You can apply this strategy by selecting one recurring decision that consumes your mental energy. Outline the key criteria you use when making a good decision in this category. Turn these criteria into a checklist or flowchart that you or your team can follow. Test your framework on the next ten decisions in this category, refining as needed.

For solo entrepreneurs without teams, creating decision rules for yourself works similarly. For instance, you might decide that client inquiries for projects below a certain budget receive a standardized proposal without custom elements, saving your creative energy for higher-value opportunities.

Step 3: Leverage Strategic Automation

Technology can eliminate countless small decisions that drain your mental reserves. The key is identifying decision points in your workflow that can be automated without sacrificing quality.

Alex examined where he repeatedly made similar choices and found several opportunities for automation:

He implemented an email filter system that automatically categorized incoming messages by urgency and type. Instead of deciding how to handle each of 100+ daily emails individually, he could process them in batches according to their category.

He set up a calendar system with pre-determined time blocks for different types of work, eliminating the daily decision of what to focus on next.

He created templates for common client communications, proposals, and internal briefs, which reduced the number of small writing and formatting decisions he made daily.

To apply this strategy, list processes in your work that involve numerous small decisions. Research tools that could automate these processes, whether through email filters, scheduling software, templates, or more advanced options like AI assistants for content creation.

Remember that automation isn't just digital, physical automation matters too. Steve Jobs famously wore the same outfit daily to eliminate clothing decisions. While you might not go that far, creating systems like meal planning or standardizing certain routines can free significant mental energy.

Step 4: Optimize Your Decision Environment and Timing

When and where you make decisions significantly impacts their quality.
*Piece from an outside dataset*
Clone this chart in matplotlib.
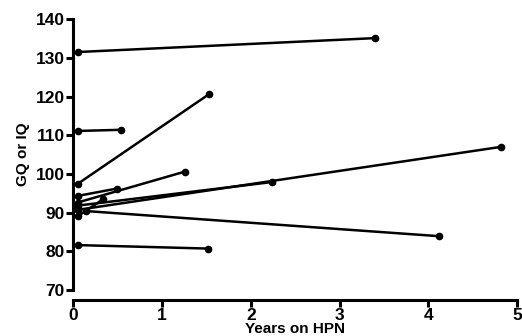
import matplotlib
matplotlib.use("Agg")
import matplotlib.pyplot as plt

# Dados: cada paciente tem um valor inicial e um valor de seguimento
anos_inicio = [0.05, 0.05, 0.05, 0.05, 0.05, 0.05, 0.05, 0.145, 0.05, 0.05]
anos_fim = [3.40, 0.54, 1.53, 0.49, 1.26, 2.24, 4.82, 4.12, 0.34, 1.52]
qi_inicio = [131.5, 111.1, 97.4, 94.3, 92.6, 91.8, 90.7, 90.4, 89.0, 81.6]
qi_fim = [135.1, 111.4, 120.6, 96.2, 100.6, 97.9, 107.0, 83.9, 93.5, 80.7]

x_ticks = [0, 1, 2, 3, 4, 5]
y_ticks = [70, 80, 90, 100, 110, 120, 130, 140]

plt.rcParams['font.family'] = ['Liberation Sans', 'DejaVu Sans']

fig = plt.figure(figsize=(5.22, 3.36), dpi=100)
ax = fig.add_axes([0.140, 0.137, 0.851, 0.806])

for x0, x1, y0, y1 in zip(anos_inicio, anos_fim, qi_inicio, qi_fim):
    ax.plot([x0, x1], [y0, y1], color="black", lw=1.8,
            marker="o", markersize=4.5, solid_capstyle="round")

ax.set_xlim(0, 5)
ax.set_ylim(70, 140)
ax.set_xticks(x_ticks)
ax.set_yticks(y_ticks)

ax.spines['top'].set_visible(False)
ax.spines['right'].set_visible(False)
ax.spines['bottom'].set_position(('outward', 7))
ax.spines['left'].set_linewidth(2.2)
ax.spines['bottom'].set_linewidth(2.2)
ax.tick_params(axis="both", direction="out", length=5, width=2.2,
               labelsize=12.5, pad=1)
for lab in ax.get_xticklabels() + ax.get_yticklabels():
    lab.set_fontweight("bold")

ax.set_xlabel("Years on HPN", fontsize=11, fontweight="bold", labelpad=-1)
ax.set_ylabel("GQ or IQ", fontsize=11, fontweight="bold", labelpad=4)

fig.savefig("out.png", dpi=100)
Research shows our decision-making abilities fluctuate throughout the day, with most people experiencing peak analytical capacity in the morning.

Alex restructured his schedule to protect his morning hours for high-value decisions. He blocked 9-11 AM for strategic thinking and important choices, postponing routine matters until afternoon. He also recognized that certain environments enhanced his decision clarity, particularly his quiet home office versus the busy main workspace.
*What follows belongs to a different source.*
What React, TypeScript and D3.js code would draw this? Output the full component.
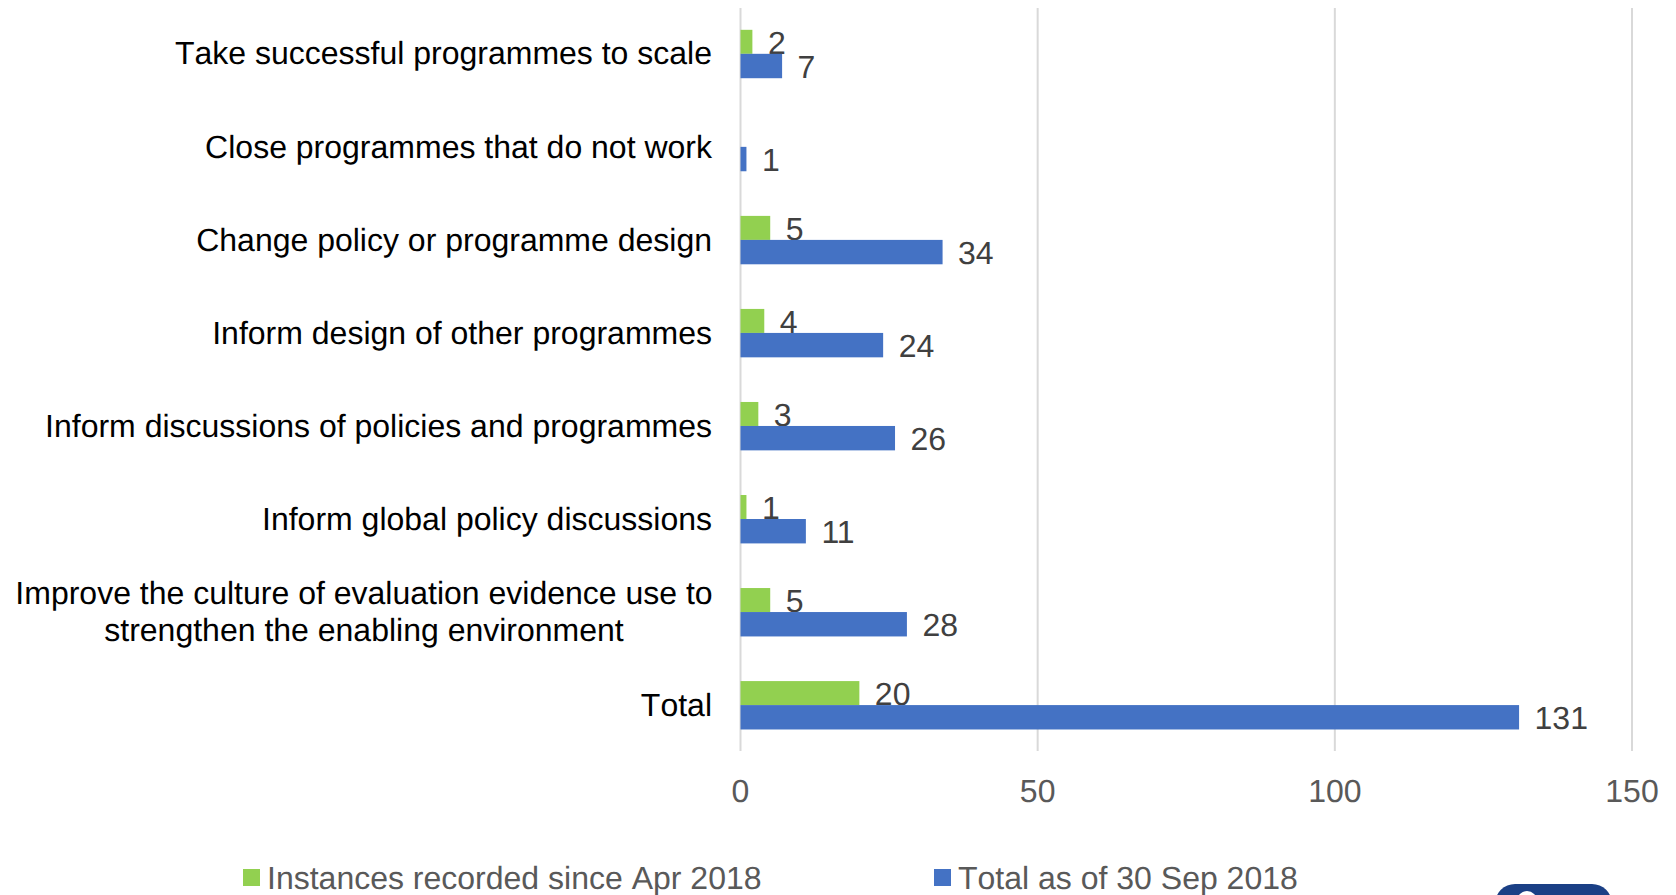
import React from "react";
import * as d3 from "d3";

const categories = [
  ["Take successful programmes to scale"],
  ["Close programmes that do not work"],
  ["Change policy or programme design"],
  ["Inform design of other programmes"],
  ["Inform discussions of policies and programmes"],
  ["Inform global policy discussions"],
  ["Improve the culture of evaluation evidence use to", "strengthen the enabling environment"],
  ["Total"],
];
const instancesSinceApr = [2, 0, 5, 4, 3, 1, 5, 20];
const totalAsOfSep = [7, 1, 34, 24, 26, 11, 28, 131];
const xTicks = [0, 50, 100, 150];
const seriesNames = ["Instances recorded since Apr 2018", "Total as of 30 Sep 2018"];

const WIDTH = 1676;
const HEIGHT = 895;
const FONT = "'Liberation Sans', Arial, sans-serif";
const GREEN = "#92d050";
const BLUE = "#4472c4";
const FONT_SIZE = 32;

const x = d3.scaleLinear().domain([0, 150]).range([740.5, 1632]);
const y = d3.scaleBand<number>().domain(d3.range(categories.length)).range([7.3, 751.6]);
const greenH = 24;
const blueH = 24.4;

export default function App() {
  return (
    <svg
      width={WIDTH}
      height={HEIGHT}
      viewBox={`0 0 ${WIDTH} ${HEIGHT}`}
      style={{ position: "fixed", left: 0, top: 0, background: "#fff", fontFamily: FONT, textRendering: "geometricPrecision", fontKerning: "none" }}
    >
      {xTicks.map((t) => (
        <g key={t}>
          <line x1={x(t)} x2={x(t)} y1={8} y2={751} stroke="#d9d9d9" strokeWidth={2} />
          <text x={x(t)} y={802} fontSize={FONT_SIZE} fill="#595959" textAnchor="middle">{t}</text>
        </g>
      ))}

      {categories.map((lines, i) => {
        const cy = y(i)! + y.bandwidth() / 2;
        return (
          <g key={i}>
            {lines.length === 1 ? (
              <text x={712} y={cy + (i === 0 ? 10 : 11)} fontSize={FONT_SIZE} fill="#000" textAnchor="end">{lines[0]}</text>
            ) : (
              lines.map((l, j) => (
                <text key={j} x={364} y={cy + (j === 0 ? -8 : 29)} fontSize={FONT_SIZE} fill="#000" textAnchor="middle">{l}</text>
              ))
            )}
            {instancesSinceApr[i] > 0 && (
              <>
                <rect x={x(0)} y={cy - greenH} width={x(instancesSinceApr[i]) - x(0)} height={greenH} fill={GREEN} />
                <text x={x(instancesSinceApr[i]) + 15.5} y={cy} fontSize={FONT_SIZE} fill="#404040" style={{ fontKerning: "normal" }}>{instancesSinceApr[i]}</text>
              </>
            )}
            <rect x={x(0)} y={cy} width={x(totalAsOfSep[i]) - x(0)} height={blueH} fill={BLUE} />
            <text x={x(totalAsOfSep[i]) + 15.5} y={cy + 24} fontSize={FONT_SIZE} fill="#404040" style={{ fontKerning: "normal" }}>{totalAsOfSep[i]}</text>
          </g>
        );
      })}

      <rect x={243} y={869} width={17} height={17} fill={GREEN} />
      <text x={267} y={889} fontSize={FONT_SIZE} fill="#595959">{seriesNames[0]}</text>
      <rect x={934} y={869} width={17} height={17} fill={BLUE} />
      <text x={958} y={889} fontSize={FONT_SIZE} fill="#595959">{seriesNames[1]}</text>

      <rect x={1495} y={884} width={117} height={40} rx={20} fill="#1a3f85" />
      <circle cx={1527} cy={901} r={10} fill="#fff" />
    </svg>
  );
}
His environmental adjustments included:

  • Turning off notifications during decision-making blocks

  • Creating a "decision zone" with minimal distractions

  • Using noise-canceling headphones to maintain focus

  • Keeping a notepad for capturing unrelated thoughts that emerged during important decisions, allowing him to return to them later rather than context-switching

To implement this strategy, identify your personal decision-making prime time by tracking your energy and clarity throughout the day for one week. Schedule your most important decisions during these peak periods. Then, design your decision environment, eliminate distractions, ensure comfort, and prepare any information you'll need in advance so the decision process flows smoothly.
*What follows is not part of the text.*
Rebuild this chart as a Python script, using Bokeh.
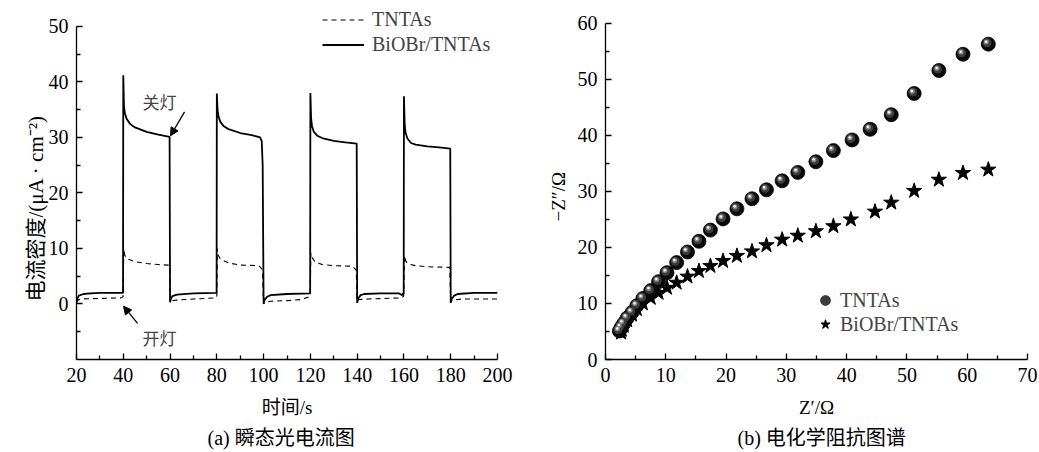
from bokeh.plotting import figure
from bokeh.layouts import row
from bokeh.models import (Range1d, FixedTicker, Legend, LegendItem, Label,
                          Arrow, NormalHead, ColumnDataSource, Title)
from bokeh.transform import dodge
from bokeh.embed import file_html
from bokeh.resources import INLINE

# ---------------- data: (a) transient photocurrent ----------------
t_biobr = [20, 20.4, 21, 23, 26, 30, 39.9,
           40.0, 40.3, 40.7, 41.5, 43, 45, 50, 55, 59.8,
           60.0, 60.3, 61, 63, 70, 79.9,
           80.0, 80.3, 80.7, 81.5, 83, 85, 90, 95, 98.5, 99.2, 99.6,
           100.0, 100.5, 101.5, 103, 110, 119.9,
           120.0, 120.3, 120.7, 121.5, 123, 125, 130, 135, 139.8,
           140.0, 140.4, 141.5, 143, 150, 158, 159.2, 159.9,
           160.0, 160.3, 160.7, 161.5, 163, 165, 170, 175, 179.8,
           180.0, 180.4, 181.5, 183, 190, 200]
j_biobr = [0.2, 1.0, 1.5, 1.8, 1.9, 2.0, 2.0,
           41.2, 35.5, 34.3, 33.3, 32.4, 31.8, 31.0, 30.5, 30.1,
           0.3, 0.9, 1.4, 1.7, 1.9, 2.0,
           37.9, 35.0, 33.8, 32.8, 32.0, 31.5, 30.8, 30.4, 30.0, 29.3, 25.0,
           0.1, 0.8, 1.3, 1.6, 1.8, 1.9,
           38.0, 33.5, 32.0, 31.0, 30.3, 29.9, 29.4, 29.1, 28.9,
           0.2, 1.0, 1.6, 1.8, 1.9, 1.9, 1.6, 2.0,
           37.4, 32.5, 30.8, 29.8, 29.0, 28.7, 28.4, 28.2, 28.0,
           0.2, 0.9, 1.5, 1.8, 2.0, 2.0]

t_tntas = [20, 20.5, 22, 30, 39, 39.9,
           40.2, 40.6, 41.5, 45, 50, 55, 59.3, 59.8,
           60.1, 60.6, 63, 70, 79.5, 80.0,
           80.2, 80.6, 81.5, 85, 90, 98, 99.5,
           100.0, 100.6, 103, 110, 116, 119, 119.9,
           120.2, 120.8, 122, 125, 130, 138, 139.6,
           140.0, 140.6, 145, 159, 159.9,
           160.2, 160.8, 162, 165, 170, 179.6,
           180.0, 180.6, 185, 200]
j_tntas = [0.3, 0.7, 0.9, 1.0, 1.1, 1.3,
           9.9, 8.8, 8.2, 7.6, 7.3, 7.1, 7.0, 6.2,
           0.3, 0.6, 0.7, 0.9, 1.1, 1.5,
           10.0, 8.8, 8.1, 7.4, 7.0, 6.9, 6.2,
           0.0, 0.3, 0.5, 0.6, 0.8, 1.2, 1.7,
           9.2, 8.3, 7.6, 7.1, 6.9, 6.8, 6.1,
           0.5, 0.8, 0.9, 1.1, 1.4,
           8.7, 7.7, 7.2, 6.9, 6.7, 6.6,
           0.3, 0.7, 0.9, 0.9]

# ---------------- data: (b) EIS Nyquist ----------------
zr_tntas = [2.3, 2.6, 3.0, 3.6, 4.4, 5.2, 6.2, 7.5, 8.8, 10.2, 11.8, 13.6,
            15.5, 17.4, 19.5, 21.8, 24.3, 26.7, 29.3, 31.9, 34.9, 37.8,
            40.9, 43.9, 47.4, 51.2, 55.3, 59.3, 63.5]
zi_tntas = [5.1, 5.7, 6.4, 7.4, 8.4, 9.6, 10.9, 12.3, 13.9, 15.5, 17.3, 19.2,
            21.1, 23.1, 25.1, 26.9, 28.7, 30.3, 31.9, 33.4, 35.3, 37.3,
            39.2, 41.1, 43.7, 47.5, 51.6, 54.5, 56.3]
zr_biobr = [2.6, 2.7, 3.0, 3.6, 4.4, 5.2, 6.2, 7.5, 8.8, 10.2, 11.8, 13.6,
            15.5, 17.4, 19.5, 21.8, 24.3, 26.7, 29.3, 31.9, 34.9, 37.8,
            40.7, 44.7, 47.4, 51.2, 55.3, 59.3, 63.5]
zi_biobr = [4.8, 5.3, 6.0, 7.0, 8.0, 9.0, 10.0, 11.0, 11.9, 12.8, 13.7, 14.8,
            15.8, 16.7, 17.6, 18.5, 19.3, 20.4, 21.4, 22.1, 22.9, 23.8,
            25.0, 26.4, 28.0, 30.1, 32.1, 33.3, 33.9]

x_ticks_a = [20, 40, 60, 80, 100, 120, 140, 160, 180, 200]
y_ticks_a = [0, 10, 20, 30, 40, 50]
x_ticks_b = [0, 10, 20, 30, 40, 50, 60, 70]
y_ticks_b = [0, 10, 20, 30, 40, 50, 60]

SERIF = "'Liberation Serif', 'Noto Sans CJK SC'"
CJK = "'Noto Sans CJK SC'"


def style(p, xt, xminor, yt, yminor):
    p.grid.visible = False
    p.outline_line_color = None
    p.xaxis.ticker = FixedTicker(ticks=xt, minor_ticks=xminor)
    p.yaxis.ticker = FixedTicker(ticks=yt, minor_ticks=yminor)
    for ax in (p.xaxis[0], p.yaxis[0]):
        ax.axis_line_width = 1.3
        ax.major_tick_line_width = 1.3
        ax.minor_tick_line_width = 1.3
        ax.major_tick_in = 6
        ax.major_tick_out = 0
        ax.minor_tick_in = 4
        ax.minor_tick_out = 0
        ax.major_label_text_font = "Liberation Serif"
        ax.major_label_text_font_size = "20px"
        ax.major_label_text_color = "black"
        ax.axis_label_text_font = SERIF
        ax.axis_label_text_font_size = "19px"
        ax.axis_label_text_font_style = "normal"
        ax.axis_label_text_color = "black"
        ax.major_label_standoff = 8
        ax.axis_label_standoff = 12


def side_title(text, offset, size, standoff):
    return Title(text=text, align="left", offset=offset, text_font=SERIF,
                 text_font_size=size, text_font_style="normal",
                 text_color="black", standoff=standoff)


# ---------------- figure (a) ----------------
pa = figure(width=523, height=452, output_backend="svg", toolbar_location=None,
            title=None,
            x_range=Range1d(20, 200), y_range=Range1d(-10, 53.95),
            min_border_left=76, min_border_right=26, min_border_top=4,
            min_border_bottom=92)
style(pa, x_ticks_a, [30, 50, 70, 90, 110, 130, 150, 170, 190],
      y_ticks_a, [-5, 5, 15, 25, 35, 45])
pa.yaxis.bounds = (-10, 50)
pa.yaxis.axis_label_standoff = 0
pa.xaxis.axis_label = "时间/s"
pa.add_layout(side_title("电流密度/(μA · cm⁻²)", 58, "21px", -4), "left")

r_t = pa.line(t_tntas, j_tntas, line_color="black", line_width=1.1,
              line_dash="5 4")
r_b = pa.line(t_biobr, j_biobr, line_color="black", line_width=1.8)

leg_a = Legend(items=[LegendItem(label="TNTAs", renderers=[r_t]),
                      LegendItem(label="BiOBr/TNTAs", renderers=[r_b])],
               location=(246, 302), glyph_width=42, glyph_height=25,
               label_height=25, spacing=0, padding=0, margin=0,
               border_line_color=None, background_fill_alpha=0,
               label_standoff=8, label_text_font="Liberation Serif",
               label_text_font_size="20px")
pa.add_layout(leg_a)

head = dict(size=8, fill_color="black", line_color="black")
pa.add_layout(Arrow(end=NormalHead(**head), x_start=66.2, y_start=34.6,
                    x_end=60.2, y_end=30.3, line_width=1.3))
pa.add_layout(Arrow(end=NormalHead(**head), x_start=46.1, y_start=-3.5,
                    x_end=40.1, y_end=-0.4, line_width=1.3))
pa.add_layout(Label(x=55.5, y=36.4, text="关灯", text_font=CJK,
                    text_font_size="17px", text_align="center",
                    text_baseline="middle"))
pa.add_layout(Label(x=55.5, y=-6.0, text="开灯", text_font=CJK,
                    text_font_size="17px", text_align="center",
                    text_baseline="middle"))
pa.add_layout(side_title("(a) 瞬态光电流图", 131, "20px", 8), "below")

# ---------------- figure (b) ----------------
pb = figure(width=516, height=452, output_backend="svg", toolbar_location=None,
            title=None,
            x_range=Range1d(0, 70), y_range=Range1d(0, 63.38),
            min_border_left=82, min_border_right=12, min_border_top=4,
            min_border_bottom=92)
style(pb, x_ticks_b, [5, 15, 25, 35, 45, 55, 65],
      y_ticks_b, [5, 15, 25, 35, 45, 55])
pb.yaxis.bounds = (0, 60)
pb.xaxis.axis_label = "Z′/Ω"
pb.add_layout(side_title("−Z″/Ω", 138, "19px", 12), "left")

src_t = ColumnDataSource(dict(x=zr_tntas, y=zi_tntas))
src_b = ColumnDataSource(dict(x=zr_biobr, y=zi_biobr))

rs = pb.scatter("x", "y", source=src_b, marker="star", size=16,
                fill_color="black", line_color="black")
c0 = pb.scatter("x", "y", source=src_t, marker="circle", size=14,
                fill_color="#0a0a0a", line_color="black", line_width=0.8)
c1 = pb.scatter(dodge("x", -0.22, range=pb.x_range),
                dodge("y", 0.25, range=pb.y_range), source=src_t,
                marker="circle", size=9, fill_color="#3c3c3c", line_color=None)
c2 = pb.scatter(dodge("x", -0.33, range=pb.x_range),
                dodge("y", 0.38, range=pb.y_range), source=src_t,
                marker="circle", size=5, fill_color="#8a8a8a", line_color=None)
c3 = pb.scatter(dodge("x", -0.38, range=pb.x_range),
                dodge("y", 0.45, range=pb.y_range), source=src_t,
                marker="circle", size=2.5, fill_color="#f4f4f4",
                line_color=None)

leg_b = Legend(items=[LegendItem(label="TNTAs", renderers=[c0, c1]),
                      LegendItem(label="BiOBr/TNTAs", renderers=[rs])],
               location=(208, 23), glyph_width=24, glyph_height=24,
               label_height=22, spacing=-2, padding=0, margin=0,
               border_line_color=None, background_fill_alpha=0,
               label_standoff=3, label_text_font="Liberation Serif",
               label_text_font_size="20px")
pb.add_layout(leg_b)
pb.add_layout(side_title("(b) 电化学阻抗图谱", 132, "20px", 8), "below")

layout = row(pa, pb)
open("out.html", "w").write(file_html(layout, INLINE))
The simple act of deciding when and where you'll make important decisions eliminates meta-decisions and preserves mental energy for the choice itself.

Step 5: Practice Intentional Decision Simplification

The final strategy involves deliberately reducing the complexity of decisions whenever possible.

Alex had fallen into a common entrepreneurial trap, treating every decision as an opportunity for optimization. He would consider countless variables for even moderately important choices, seeking the "perfect" option rather than a good one.

He began practicing intentional simplification through several techniques:

Setting decision time limits proportional to importance. Major client strategy decisions might get 30 focused minutes, while selecting a vendor for office supplies would get no more than 5 minutes.

Reducing options deliberately. When hiring, he went from reviewing all applicants to only seeing the top five candidates pre-screened by his HR consultant.

Accepting "good enough" for low and medium-impact decisions. For these categories, he adopted the "70% rule", if an option seemed about 70% as good as the theoretically perfect choice, he would take it and move on.

You can apply this strategy by first identifying areas where you tend to over-complicate decisions. For your next decision in these areas, try pre-committing to a simplified approach: limit your research time, reduce the number of options you'll consider, or set clear-enough criteria that, once met, trigger an immediate decision.

Remember that simplification isn't laziness, it's strategic conservation of your most precious resource: your mental energy. By simplifying low-impact decisions, you preserve capacity for the truly consequential choices that define your business success.

Pulling It All Together

Decision fatigue silently erodes the quality of our choices and drains our mental resources. By identifying your high-value decisions, creating frameworks for routine choices, leveraging automation, optimizing your decision environment, and practicing intentional simplification, you can make better decisions while preserving your mental energy for what truly matters.

The most successful entrepreneurs aren't necessarily those who make perfect decisions, they're those who create systems that allow them to make consistently good decisions for the long haul. They recognize that decision-making capacity is a finite resource that must be managed as carefully as time or money.

Alex's story reminds us that sometimes the most important business improvement isn't a new marketing strategy or product innovation, it's upgrading how we handle the hundreds of decisions that shape our daily work and ultimate success.

This week, choose just one decision type that repeatedly drains your energy, and apply one of these strategies to it. Notice how freeing it feels to remove even a single source of decision fatigue from your life. Then gradually expand your system to embrace more of your decision landscape. Your future self, with more mental clarity, faster execution, and reduced stress, will thank you.